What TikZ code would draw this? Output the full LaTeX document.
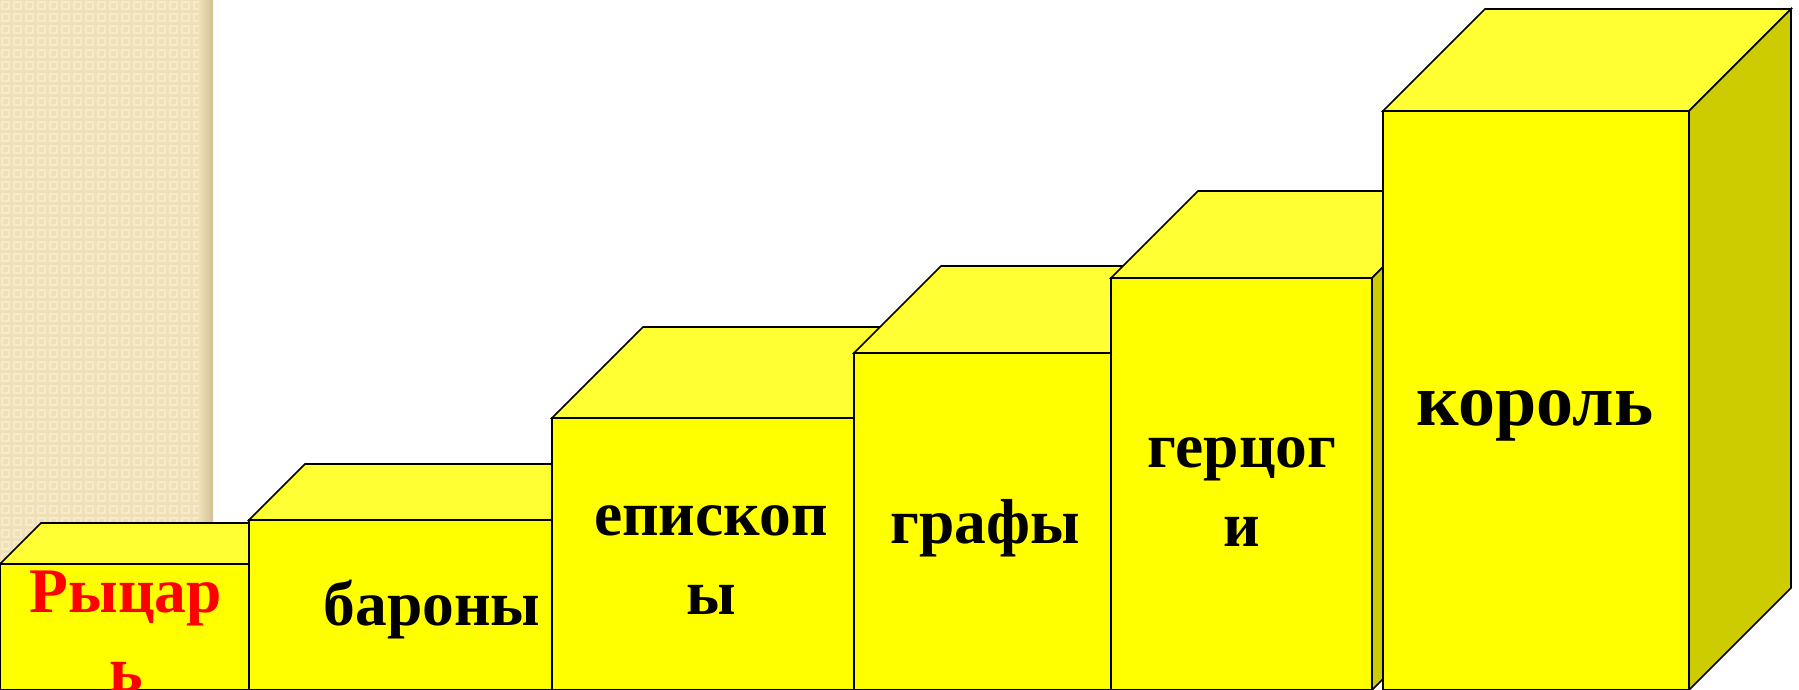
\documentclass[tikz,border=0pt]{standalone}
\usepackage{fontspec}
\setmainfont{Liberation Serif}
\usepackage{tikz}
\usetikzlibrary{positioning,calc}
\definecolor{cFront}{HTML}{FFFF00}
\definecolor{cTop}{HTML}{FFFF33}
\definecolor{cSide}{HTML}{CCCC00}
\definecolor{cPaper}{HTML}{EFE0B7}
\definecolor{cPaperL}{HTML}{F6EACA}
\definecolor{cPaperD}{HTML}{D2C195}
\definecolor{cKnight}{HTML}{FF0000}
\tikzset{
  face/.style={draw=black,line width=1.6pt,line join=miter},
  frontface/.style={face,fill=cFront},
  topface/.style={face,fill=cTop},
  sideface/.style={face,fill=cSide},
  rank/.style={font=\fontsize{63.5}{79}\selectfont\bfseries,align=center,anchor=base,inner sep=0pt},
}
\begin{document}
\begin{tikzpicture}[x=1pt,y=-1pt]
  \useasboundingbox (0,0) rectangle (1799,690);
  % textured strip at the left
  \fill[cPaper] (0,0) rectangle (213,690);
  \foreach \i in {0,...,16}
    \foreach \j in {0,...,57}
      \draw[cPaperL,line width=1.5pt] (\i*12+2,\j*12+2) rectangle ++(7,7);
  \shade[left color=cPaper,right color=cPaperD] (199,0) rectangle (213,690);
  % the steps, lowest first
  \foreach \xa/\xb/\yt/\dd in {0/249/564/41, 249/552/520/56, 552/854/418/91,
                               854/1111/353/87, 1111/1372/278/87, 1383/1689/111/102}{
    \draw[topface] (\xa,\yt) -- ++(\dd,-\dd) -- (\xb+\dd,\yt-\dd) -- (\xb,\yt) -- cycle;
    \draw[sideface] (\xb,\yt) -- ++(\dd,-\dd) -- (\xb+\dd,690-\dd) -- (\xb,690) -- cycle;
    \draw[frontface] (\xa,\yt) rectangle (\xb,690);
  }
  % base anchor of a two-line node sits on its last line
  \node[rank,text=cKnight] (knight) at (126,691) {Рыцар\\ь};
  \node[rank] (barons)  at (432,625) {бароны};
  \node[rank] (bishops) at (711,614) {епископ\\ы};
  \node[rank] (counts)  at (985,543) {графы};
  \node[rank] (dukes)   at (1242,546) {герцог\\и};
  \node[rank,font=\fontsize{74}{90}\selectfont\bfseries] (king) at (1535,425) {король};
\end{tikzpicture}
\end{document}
· · · ·
■ **Work to complete**: Quote the listing above in full, except for the pictures.

■ **The completed task**:
What TikZ code would draw this? Output the full LaTeX document.
\documentclass[tikz,border=0pt]{standalone}
\usepackage{fontspec}
\setmainfont{Liberation Serif}
\usepackage{tikz}
\usetikzlibrary{positioning,calc}
\definecolor{cFront}{HTML}{FFFF00}
\definecolor{cTop}{HTML}{FFFF33}
\definecolor{cSide}{HTML}{CCCC00}
\definecolor{cPaper}{HTML}{EFE0B7}
\definecolor{cPaperL}{HTML}{F6EACA}
\definecolor{cPaperD}{HTML}{D2C195}
\definecolor{cKnight}{HTML}{FF0000}
\tikzset{
  face/.style={draw=black,line width=1.6pt,line join=miter},
  frontface/.style={face,fill=cFront},
  topface/.style={face,fill=cTop},
  sideface/.style={face,fill=cSide},
  rank/.style={font=\fontsize{63.5}{79}\selectfont\bfseries,align=center,anchor=base,inner sep=0pt},
}
\begin{document}
\begin{tikzpicture}[x=1pt,y=-1pt]
  \useasboundingbox (0,0) rectangle (1799,690);
  % textured strip at the left
  \fill[cPaper] (0,0) rectangle (213,690);
  \foreach \i in {0,...,16}
    \foreach \j in {0,...,57}
      \draw[cPaperL,line width=1.5pt] (\i*12+2,\j*12+2) rectangle ++(7,7);
  \shade[left color=cPaper,right color=cPaperD] (199,0) rectangle (213,690);
  % the steps, lowest first
  \foreach \xa/\xb/\yt/\dd in {0/249/564/41, 249/552/520/56, 552/854/418/91,
                               854/1111/353/87, 1111/1372/278/87, 1383/1689/111/102}{
    \draw[topface] (\xa,\yt) -- ++(\dd,-\dd) -- (\xb+\dd,\yt-\dd) -- (\xb,\yt) -- cycle;
    \draw[sideface] (\xb,\yt) -- ++(\dd,-\dd) -- (\xb+\dd,690-\dd) -- (\xb,690) -- cycle;
    \draw[frontface] (\xa,\yt) rectangle (\xb,690);
  }
  % base anchor of a two-line node sits on its last line
  \node[rank,text=cKnight] (knight) at (126,691) {Рыцар\\ь};
  \node[rank] (barons)  at (432,625) {бароны};
  \node[rank] (bishops) at (711,614) {епископ\\ы};
  \node[rank] (counts)  at (985,543) {графы};
  \node[rank] (dukes)   at (1242,546) {герцог\\и};
  \node[rank,font=\fontsize{74}{90}\selectfont\bfseries] (king) at (1535,425) {король};
\end{tikzpicture}
\end{document}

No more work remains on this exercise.